Omitting the pictures, copy exactly each line from the one containing "Rebuild this chart as a Python" up to and including the one containing "plt.rcParams['font.family'] = ['DejaVu Sans']".

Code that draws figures

......

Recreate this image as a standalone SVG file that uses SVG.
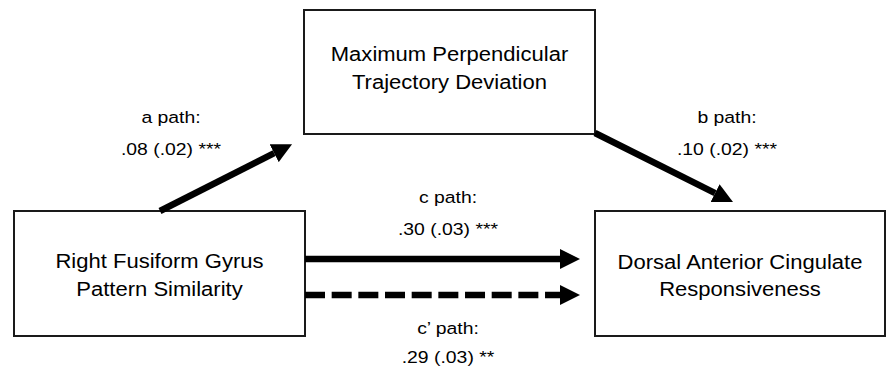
<svg xmlns="http://www.w3.org/2000/svg" width="887" height="376" viewBox="0 0 887 376">
  <style>
    .box { fill: #ffffff; stroke: #1a1a1a; stroke-width: 2; }
    .ntext { font-family: "Liberation Sans", Arial, sans-serif; font-size: 19.5px; fill: #000000; text-anchor: middle; }
    .ltext { font-family: "Liberation Sans", Arial, sans-serif; font-size: 17px; fill: #000000; text-anchor: middle; }
    .arrow { fill: none; stroke: #000000; stroke-width: 6.5; stroke-linecap: butt; }
    .dashed { stroke-dasharray: 20 6.67; }
  </style>
  <defs>
    <marker id="head" viewBox="0 0 20 20" refX="0" refY="10" markerUnits="userSpaceOnUse" markerWidth="20" markerHeight="20" orient="auto">
      <path d="M0,0 L20,10 L0,20 Z" fill="#000000"/>
    </marker>
  </defs>
  <rect width="887" height="376" fill="#ffffff"/>

  <g id="node-mediator">
    <rect class="box" x="304" y="10" width="291" height="124"/>
    <text class="ntext" transform="translate(449.5,0) scale(1.13,1)"><tspan x="0" y="61">Maximum Perpendicular</tspan><tspan x="0" y="89.5">Trajectory Deviation</tspan></text>
  </g>

  <g id="node-predictor">
    <rect class="box" x="14" y="211" width="291" height="125"/>
    <text class="ntext" transform="translate(159.5,0) scale(1.13,1)"><tspan x="0" y="268.5">Right Fusiform Gyrus</tspan><tspan x="0" y="296">Pattern Similarity</tspan></text>
  </g>

  <g id="node-outcome">
    <rect class="box" x="595" y="211" width="290" height="125"/>
    <text class="ntext" transform="translate(740,0) scale(1.13,1)"><tspan x="0" y="269">Dorsal Anterior Cingulate</tspan><tspan x="0" y="296">Responsiveness</tspan></text>
  </g>

  <g id="connectors">
    <line class="arrow" x1="160" y1="211" x2="274.2" y2="153.2" marker-end="url(#head)"/>
    <line class="arrow" x1="595" y1="133" x2="715.1" y2="193.1" marker-end="url(#head)"/>
    <line class="arrow" x1="305" y1="259" x2="560" y2="259" marker-end="url(#head)"/>
    <line class="arrow dashed" x1="305" y1="295" x2="560" y2="295" marker-end="url(#head)"/>
  </g>

  <g id="labels">
    <text class="ltext" transform="translate(171,0) scale(1.14,1)"><tspan x="0" y="123.5">a path:</tspan><tspan x="0" y="155">.08 (.02) ***</tspan></text>
    <text class="ltext" transform="translate(727,0) scale(1.14,1)"><tspan x="0" y="123.5">b path:</tspan><tspan x="0" y="155">.10 (.02) ***</tspan></text>
    <text class="ltext" transform="translate(448,0) scale(1.14,1)"><tspan x="0" y="203">c path:</tspan><tspan x="0" y="235">.30 (.03) ***</tspan></text>
    <text class="ltext" transform="translate(448,0) scale(1.14,1)"><tspan x="0" y="334">c’ path:</tspan><tspan x="0" y="363">.29 (.03) **</tspan></text>
  </g>
</svg>
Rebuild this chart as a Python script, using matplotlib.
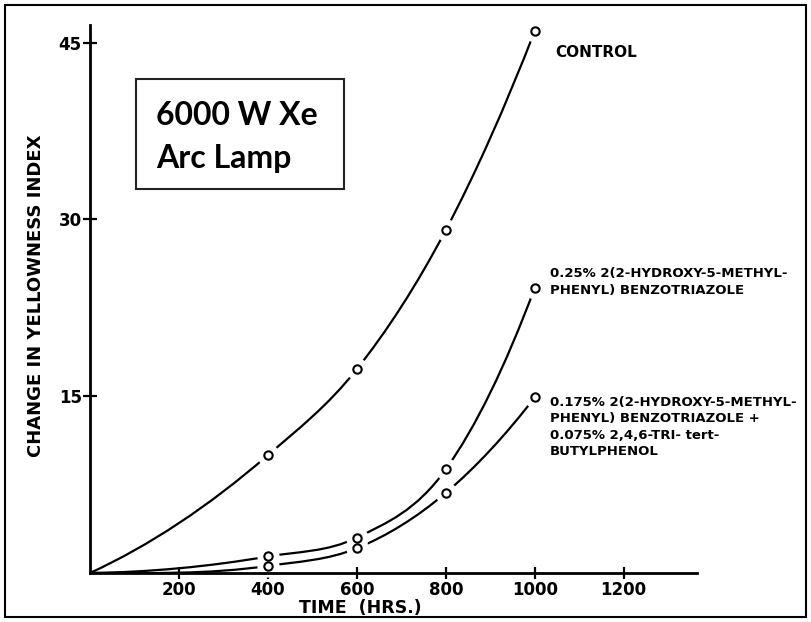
import matplotlib.pyplot as plt
import numpy as np
from matplotlib.path import Path
from matplotlib.patches import PathPatch, Rectangle

plt.rcParams['font.family'] = ['DejaVu Sans']

# data
hours = [400, 600, 800, 1000]
control = [10.0, 17.3, 29.1, 46.0]
benzotriazole = [1.4, 3.0, 8.8, 24.2]
blend = [0.6, 2.1, 6.8, 14.9]

x_ticks = [200, 400, 600, 800, 1000, 1200]
y_ticks = [15, 30, 45]

label_control = 'CONTROL'
label_benzo = '0.25% 2(2-HYDROXY-5-METHYL-\nPHENYL) BENZOTRIAZOLE'
label_blend = ('0.175% 2(2-HYDROXY-5-METHYL-\nPHENYL) BENZOTRIAZOLE +\n'
               '0.075% 2,4,6-TRI- tert-\nBUTYLPHENOL')


def smooth_path(xs, ys):
    # smooth hand-drawn style curve from the origin through the points
    # (cubic Hermite pieces written as Bezier segments)
    x = np.array([0] + list(xs), float)
    y = np.array([0] + list(ys), float)
    h = np.diff(x)
    d = np.diff(y) / h
    m = np.zeros_like(x)
    m[0] = max(((2 * h[0] + h[1]) * d[0] - h[0] * d[1]) / (h[0] + h[1]), 0)
    for i in range(1, len(x) - 1):
        m[i] = (h[i] * d[i - 1] + h[i - 1] * d[i]) / (h[i - 1] + h[i])
    m[-1] = ((2 * h[-1] + h[-2]) * d[-1] - h[-1] * d[-2]) / (h[-1] + h[-2])
    verts = [(x[0], y[0])]
    codes = [Path.MOVETO]
    for i in range(len(h)):
        verts += [(x[i] + h[i] / 3, y[i] + m[i] * h[i] / 3),
                  (x[i + 1] - h[i] / 3, y[i + 1] - m[i + 1] * h[i] / 3),
                  (x[i + 1], y[i + 1])]
        codes += [Path.CURVE4] * 3
    return Path(verts, codes)


def px(x, y):
    return x / 811, 1 - y / 622


fig = plt.figure(figsize=(8.11, 6.22), dpi=100)
ax = fig.add_axes([0.111, 0.0788, 0.748, 0.881])

for ys in (control, benzotriazole, blend):
    ax.add_patch(PathPatch(smooth_path(hours, ys), fill=False, lw=1.6,
                           color='black', capstyle='butt', zorder=2))
    # white halo leaves a gap in the line around each point
    ax.plot(hours, ys, 'o', ms=15, mfc='white', mec='white', zorder=3,
            clip_on=False)
    ax.plot(hours, ys, 'o', ms=6, mfc='white', mec='black', mew=1.5, zorder=4,
            clip_on=False)

ax.set_xlim(0, 1364)
ax.set_ylim(0, 46.5)
ax.set_xticks(x_ticks)
ax.set_yticks(y_ticks)
for s in ('top', 'right'):
    ax.spines[s].set_visible(False)
for s in ('left', 'bottom'):
    ax.spines[s].set_linewidth(2)
    ax.spines[s].set_zorder(3.5)
ax.tick_params(direction='inout', width=1.6, labelsize=12)
ax.tick_params(axis='x', length=8.5, pad=1.5)
ax.tick_params(axis='y', length=10, pad=1)
for lab in ax.get_xticklabels() + ax.get_yticklabels():
    lab.set_fontweight('bold')

fig.text(*px(360, 608), 'TIME  (HRS.)', fontsize=12.5, fontweight='bold',
         ha='center', va='center')
fig.text(*px(36, 296), 'CHANGE IN YELLOWNESS INDEX', fontsize=13,
         fontweight='bold', rotation=90, ha='center', va='center')

ax.text(1045, 44.2, label_control, fontsize=11, fontweight='bold', va='center')
ax.text(1034, 24.7, label_benzo, fontsize=9.5, fontweight='bold', va='center',
        linespacing=1.35)
ax.text(1034, 12.4, label_blend, fontsize=9.5, fontweight='bold', va='center',
        linespacing=1.35)

# title box
fig.patches.append(Rectangle(px(136, 189), 208 / 811, 110 / 622,
                             transform=fig.transFigure, fill=False,
                             ec='#222222', lw=1.5))
fig.text(*px(156, 125), '6000 W Xe', fontsize=23,
         fontfamily=['Lato', 'DejaVu Sans'], fontweight='bold',
         va='baseline', ha='left')
fig.text(*px(156, 168), 'Arc Lamp', fontsize=23,
         fontfamily=['Lato', 'DejaVu Sans'], fontweight='bold',
         va='baseline', ha='left')

# outer frame
fig.patches.append(Rectangle(px(5, 617), 801 / 811, 612 / 622,
                             transform=fig.transFigure, fill=False,
                             ec='black', lw=1.5))

fig.savefig('out.png', dpi=100)
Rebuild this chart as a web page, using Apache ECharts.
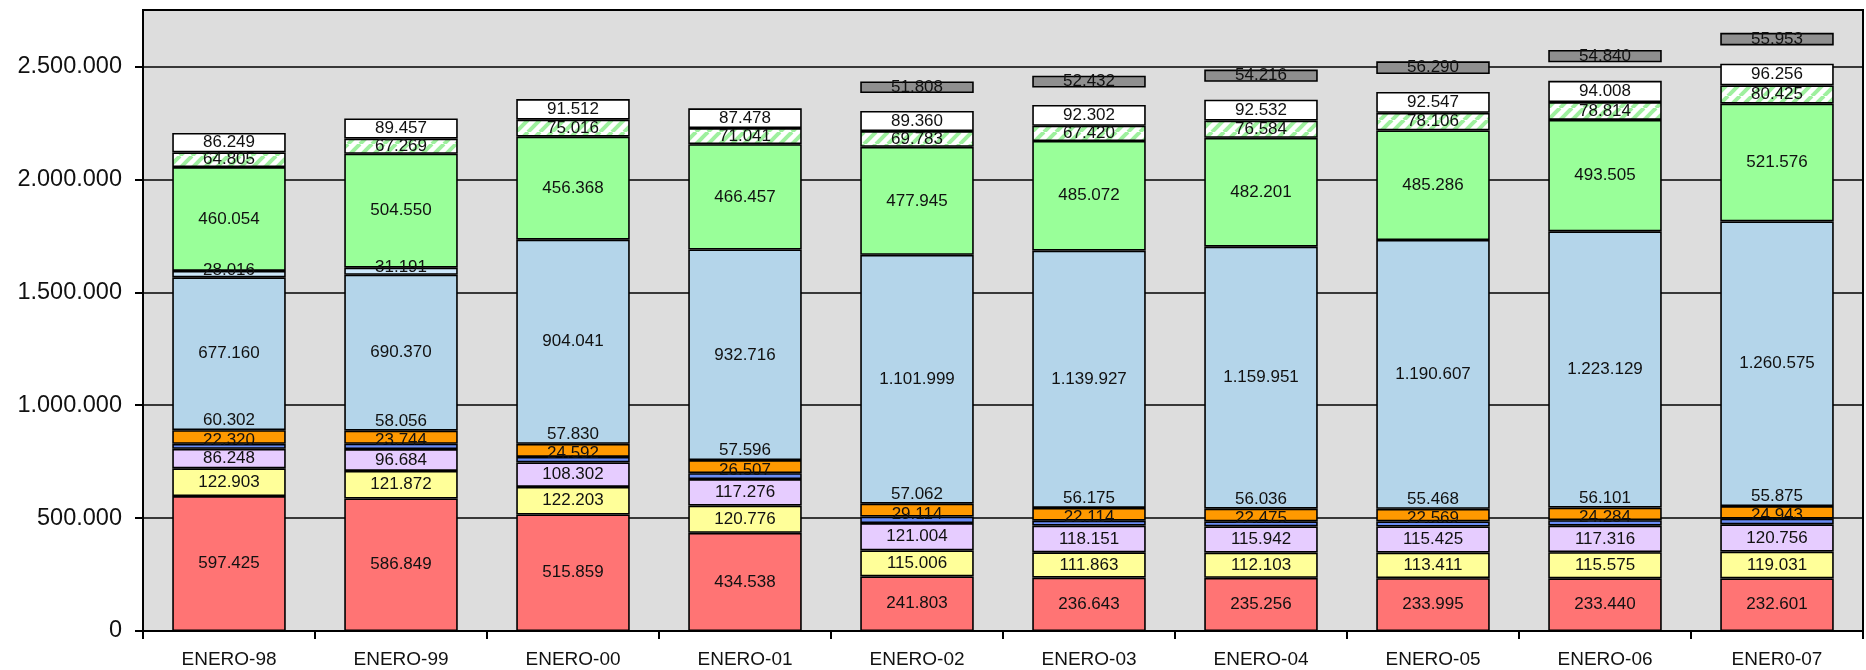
<!DOCTYPE html>
<html>
<head>
<meta charset="utf-8">
<script src="https://cdn.jsdelivr.net/npm/echarts@6/dist/echarts.min.js"></script>
<style>
  html, body { margin: 0; padding: 0; background: #fff; }
  #chart { width: 1866px; height: 670px; }
</style>
</head>
<body>
<div id="chart"></div>
<script>
var categories = ['ENERO-98', 'ENERO-99', 'ENERO-00', 'ENERO-01', 'ENERO-02', 'ENERO-03', 'ENERO-04', 'ENERO-05', 'ENERO-06', 'ENER0-07'];

var redVals      = [597425, 586849, 515859, 434538, 241803, 236643, 235256, 233995, 233440, 232601];
var yellowVals   = [122903, 121872, 122203, 120776, 115006, 111863, 112103, 113411, 115575, 119031];
var lilacVals    = [86248, 96684, 108302, 117276, 121004, 118151, 115942, 115425, 117316, 120756];
var blueVals     = [22320, 23744, 24592, 26507, 29114, 22114, 22475, 22569, 24284, 24943];
var orangeVals   = [60302, 58056, 57830, 57596, 57062, 56175, 56036, 55468, 56101, 55875];
var skyVals      = [677160, 690370, 904041, 932716, 1101999, 1139927, 1159951, 1190607, 1223129, 1260575];
var paleVals     = [28016, 31191, null, null, null, null, null, null, null, null];
var greenVals    = [460054, 504550, 456368, 466457, 477945, 485072, 482201, 485286, 493505, 521576];
var hatchVals    = [64805, 67269, 75016, 71041, 69783, 67420, 76584, 78106, 78814, 80425];
var whiteVals    = [86249, 89457, 91512, 87478, 89360, 92302, 92532, 92547, 94008, 96256];
var gapVals      = [null, null, null, null, 79000, 77000, 79000, 79000, 82000, 81000];
var greyVals     = [null, null, null, null, 51808, 52432, 54216, 56290, 54840, 55953];

var yTicks = [0, 500000, 1000000, 1500000, 2000000, 2500000];

function fmt(v) {
  return String(v).replace(/\B(?=(\d{3})+(?!\d))/g, '.');
}

// diagonal stripes for the hatched series
var tile = document.createElement('canvas');
tile.width = 12; tile.height = 12;
var tc = tile.getContext('2d');
tc.fillStyle = '#ffffff';
tc.fillRect(0, 0, 12, 12);
tc.strokeStyle = '#9ef09e';
tc.lineWidth = 4;
for (var k = -12; k <= 12; k += 12) {
  tc.beginPath();
  tc.moveTo(k, 12);
  tc.lineTo(k + 12, 0);
  tc.stroke();
}

var FONT = 'Liberation Sans, Arial, sans-serif';
var labelFont = { fontFamily: FONT, fontSize: 17, color: '#111' };

function seg(name, data, color, labelOpt) {
  var lab = Object.assign({
    show: true,
    position: 'inside',
    formatter: function (p) { return p.value == null ? '' : fmt(p.value); }
  }, labelFont, labelOpt || {});
  return {
    name: name,
    type: 'bar',
    stack: 'total',
    barCategoryGap: '34%',
    data: data,
    itemStyle: { color: color, borderColor: '#000', borderWidth: 1.6 },
    label: lab,
    emphasis: { disabled: true }
  };
}

var series = [
  seg('rojo', redVals, '#ff7474'),
  seg('amarillo', yellowVals, '#ffff99'),
  seg('lila', lilacVals, '#e6ccff'),
  seg('azul', blueVals, '#6a8cf5', { offset: [0, -6] }),
  seg('naranja', orangeVals, '#ff9900', { position: 'top', distance: 1 }),
  seg('celeste', skyVals, '#b4d5ea'),
  seg('celeste claro', paleVals, '#cde8fb', { offset: [0, -4] }),
  seg('verde', greenVals, '#99ff99'),
  seg('rayado', hatchVals, { image: tile, repeat: 'repeat' }),
  seg('blanco', whiteVals, '#ffffff'),
  {
    name: 'hueco',
    type: 'bar',
    stack: 'total',
    data: gapVals,
    silent: true,
    itemStyle: { color: 'rgba(0,0,0,0)', borderWidth: 0 },
    label: { show: false }
  },
  seg('gris', greyVals, '#8f8f8f')
];

var chart = echarts.init(document.getElementById('chart'));
chart.setOption({
  animation: false,
  backgroundColor: '#ffffff',
  grid: {
    left: 143, right: 3, top: 10, bottom: 39,
    show: true,
    backgroundColor: '#dddddd',
    borderColor: '#000',
    borderWidth: 2
  },
  xAxis: {
    type: 'category',
    data: categories,
    axisLine: { lineStyle: { color: '#000', width: 2 } },
    axisTick: { show: true, alignWithLabel: false, length: 8, lineStyle: { color: '#000', width: 2 } },
    axisLabel: { margin: 19, fontFamily: FONT, fontSize: 19, color: '#111' }
  },
  yAxis: {
    type: 'value',
    min: 0,
    max: 2750000,
    interval: 500000,
    axisLine: { show: true, lineStyle: { color: '#000', width: 2 } },
    axisTick: { show: true, length: 8, lineStyle: { color: '#000', width: 2 } },
    splitLine: { show: true, lineStyle: { color: '#000', width: 1.6 } },
    axisLabel: {
      showMaxLabel: false,
      margin: 21,
      fontFamily: FONT,
      fontSize: 23.5,
      color: '#111',
      formatter: function (v) { return yTicks.indexOf(v) >= 0 ? fmt(v) : ''; }
    }
  },
  series: series
});
</script>
</body>
</html>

......

The result >>
Rebuild this chart as a Python script, using matplotlib.
import matplotlib.pyplot as plt
import numpy as np
from matplotlib.path import Path
from matplotlib.patches import PathPatch, Rectangle

plt.rcParams['font.family'] = ['DejaVu Sans']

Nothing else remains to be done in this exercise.